Role of medical personnel in interrogation should be clarified to avoid complicity in torture
FRIDAY, Jan. 23 (HealthDay News) -- Despite the fact that the Declaration of Tokyo condemns the participation of medical personnel in torture and inhumane treatment, there are key areas in which the declaration should be strengthened, according to an article published in the Jan. 24 issue of The Lancet.
Steven H. Miles, M.D., of the University of Minnesota in Minneapolis, and Alfred M. Freedman, of New York Medical College in New York City, write that the declaration should provide clearer definitions of torture and abuse to avoid creating legal loopholes for prisoner abuse, and should be more explicit in its guidance on recording of abuse-related trauma.

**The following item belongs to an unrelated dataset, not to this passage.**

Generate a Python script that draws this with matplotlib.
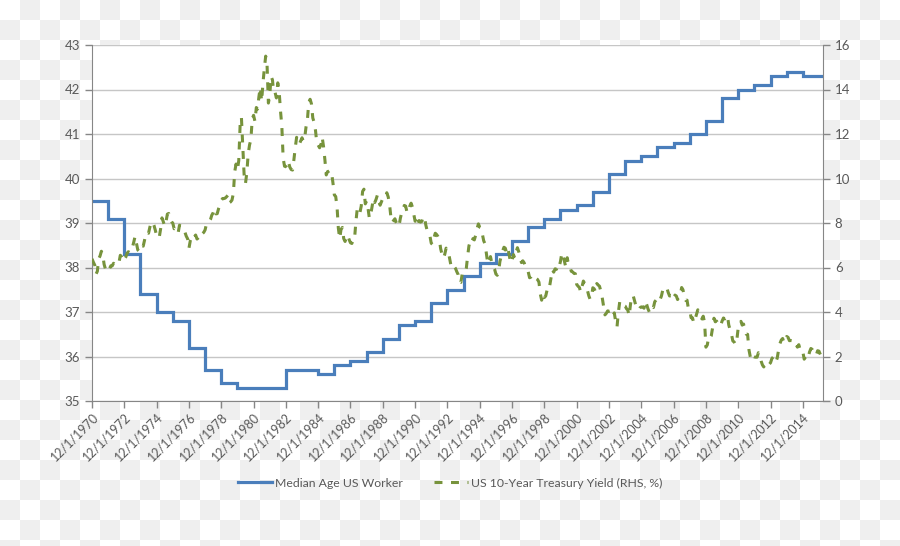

The declaration should also enshrine criminal and professional liability, with no statute of limitations, for any physician abetting prisoner abuse, and should be written in language that is simple enough for a person with 12 years' education to understand, rather than the current more linguistically complex form, the authors state.
"The medical community is key to the campaign against torture," Miles and Freedman write. "Governments that practice torture need complicity of prison medical personnel. Furthermore, a profound link exists between domestic torture and worldwide medical solidarity against torture. A physician community that acquiesces to abuses by its members undermines its credibility in protesting against foreign medical communities or colleagues who abet torture."